West Ham

West Ham was an administrative unit, with largely consistent boundaries, from the 12th century to the formation of the London Borough of Newham in 1965. The area was originally a manor in the county of Essex, then an ancient parish and ultimately a county borough.

A settlement is first recorded as Hamme in an Anglo-Saxon charter of 958 and then in the 1086 Domesday Book as Hame. The name means ’a dry area of land between rivers or marshland’, referring to the location of the settlement within boundaries formed by the rivers Lea, Thames and Roding and their marshes.
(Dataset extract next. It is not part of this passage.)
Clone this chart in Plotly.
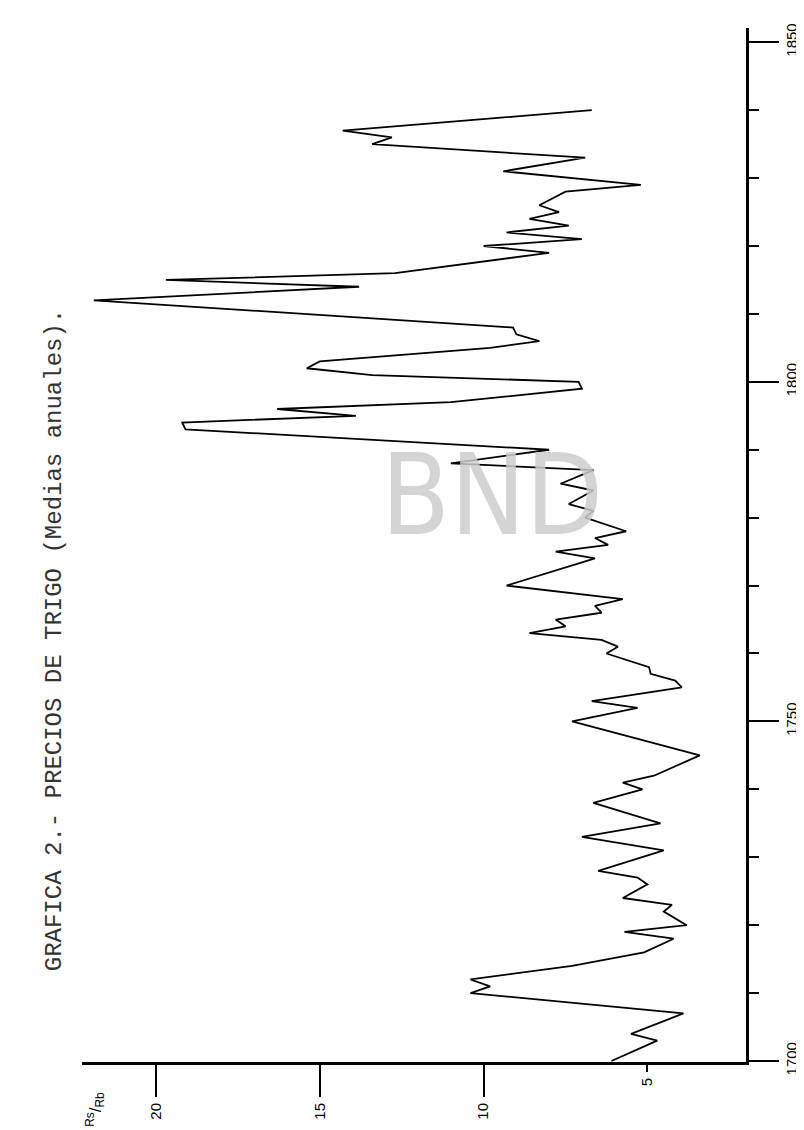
import plotly.graph_objects as go

# Annual wheat prices (Rs/Rb)
years = [1700, 1703, 1704, 1707, 1710, 1711, 1712, 1714, 1716, 1718, 1719, 1720,
         1722, 1723, 1724, 1726, 1727, 1728, 1731, 1733, 1735, 1738, 1740, 1741,
         1742, 1745, 1750, 1752, 1753, 1755, 1756, 1757, 1758, 1760, 1761, 1762,
         1763, 1764, 1765, 1766, 1767, 1768, 1770, 1774, 1775, 1776, 1777, 1778,
         1780, 1781, 1782, 1784, 1785, 1787, 1788, 1790, 1793, 1794, 1795, 1796,
         1797, 1799, 1800, 1801, 1802, 1803, 1805, 1806, 1807, 1808, 1812, 1814,
         1815, 1816, 1819, 1820, 1821, 1822, 1823, 1824, 1825, 1826, 1828, 1829,
         1831, 1833, 1835, 1836, 1837, 1840]
prices = [6.1, 4.7, 5.5, 3.9, 10.4, 9.8, 10.4, 7.3, 5.1, 4.2, 5.7, 3.8,
          4.5, 4.25, 5.75, 5.0, 5.3, 6.5, 4.5, 7.0, 4.6, 6.65, 5.15, 5.75,
          4.8, 3.4, 7.3, 5.3, 6.7, 3.95, 4.15, 4.9, 4.95, 6.25, 5.9, 6.4,
          8.6, 7.5, 7.8, 6.4, 6.6, 5.75, 9.3, 6.6, 7.8, 6.2, 6.6, 5.65,
          6.9, 6.65, 7.4, 6.65, 7.65, 6.65, 11.0, 8.0, 19.1, 19.2, 13.9, 16.3,
          11.0, 7.0, 7.1, 13.4, 15.4, 15.0, 9.8, 8.3, 9.0, 9.1, 21.9, 13.8,
          19.7, 12.7, 8.0, 10.0, 7.0, 9.3, 7.4, 8.6, 7.7, 8.3, 7.5, 5.2,
          9.4, 6.9, 13.4, 12.8, 14.3, 6.7]

long_ticks = [10, 15, 20]
short_ticks = [5]
title_text = "GRAFICA 2.- PRECIOS DE TRIGO (Medias anuales)."

fig = go.Figure()
fig.add_trace(go.Scatter(x=prices, y=years, mode="lines",
                         line=dict(color="black", width=1.8),
                         hoverinfo="skip", showlegend=False))
# empty trace so the second (short-tick) value axis is drawn
fig.add_trace(go.Scatter(x=[], y=[], xaxis="x2", yaxis="y", showlegend=False))

tickfont = dict(family="Liberation Sans, Arial, sans-serif", size=15, color="black")
xrange = [22.26, 1.99]

fig.update_layout(
    width=804, height=1130,
    paper_bgcolor="white", plot_bgcolor="white",
    margin=dict(l=74, r=57, t=20, b=76),
    showlegend=False,
    xaxis=dict(range=xrange, showline=True, linecolor="black", linewidth=3,
               ticks="outside", tickvals=long_ticks, ticklen=32, tickwidth=2,
               tickcolor="black", tickangle=-90, tickfont=tickfont,
               showgrid=False, zeroline=False),
    xaxis2=dict(range=xrange, overlaying="x", anchor="y", side="bottom",
                showline=False, ticks="outside", tickvals=short_ticks, ticklen=9,
                tickwidth=2, tickcolor="black", tickangle=-90, tickfont=tickfont,
                showgrid=False, zeroline=False),
    yaxis=dict(range=[1699.85, 1852.1], side="right", showline=True, linecolor="black",
               linewidth=2.5, ticks="outside", tick0=1700, dtick=50, ticklen=30,
               tickwidth=1.5, tickcolor="black", tickangle=-90, tickfont=tickfont,
               showgrid=False, zeroline=False,
               minor=dict(tick0=1700, dtick=10, ticklen=10, tickwidth=1.5,
                          ticks="outside", tickcolor="black", showgrid=False)),
)

fig.add_annotation(text="BND", xref="paper", yref="paper", x=0.618, y=0.548,
                   xanchor="center", yanchor="middle", showarrow=False,
                   font=dict(family="Liberation Sans Narrow, DejaVu Sans Condensed, Arial Narrow, sans-serif",
                             size=112, color="rgba(205,205,205,0.85)"))
fig.add_annotation(text=title_text, xref="paper", yref="paper",
                   x=-0.042, y=0.408, xanchor="center", yanchor="middle",
                   textangle=-90, showarrow=False,
                   font=dict(family="Liberation Mono, Courier New, monospace", size=24,
                             color="#333333"))
fig.add_annotation(text="<sup>Rs</sup>/<sub>Rb</sub>", xref="paper", yref="paper",
                   x=0.02, y=-0.046, xanchor="center", yanchor="middle",
                   textangle=-90, showarrow=False,
                   font=dict(family="Liberation Sans, Arial", size=17, color="black"))

fig.write_html("out.html")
The earliest recorded use of West Ham, as distinct from East Ham, is in 1186 as Westhamma.

The boundary between West and East Ham was the now lost Hamfrith Waste and Hamfrith Wood in the north (then the southernmost parts of Epping Forest). There was a small natural harbour known as Ham Creek.

West Ham underwent rapid growth from 1844 following the Metropolitan Building Act which restricted dangerous and noxious industries from operating in the metropolitan area, the eastern boundary of which was the River Lea. Many of these activities were relocated to the other side of the river and to West Ham.

West Ham became one of Victorian Britain’s major manufacturing centres for pharmaceuticals, chemicals and processed foods but many workers lived in slum conditions close to where they worked, leading to periodic outbreaks of contagious diseases and severe poverty.

The presence of the nearby Royal Docks, the Stratford railway zone and other high value targets made the Borough of West Ham one of the areas of London worst effected by bombing during the Second World War with officially 1186 civilians killed.

West Ham station is a London Underground, Docklands Light Railway and National Rail interchange station. It opened in 1901 by the London, Tilbury and Southend Railway on the route from Fenchurch Street to Barking. In the late 1990s, the station was rebuilt and significantly expanded as part of the Jubilee Line Extension, fully opening in 1999.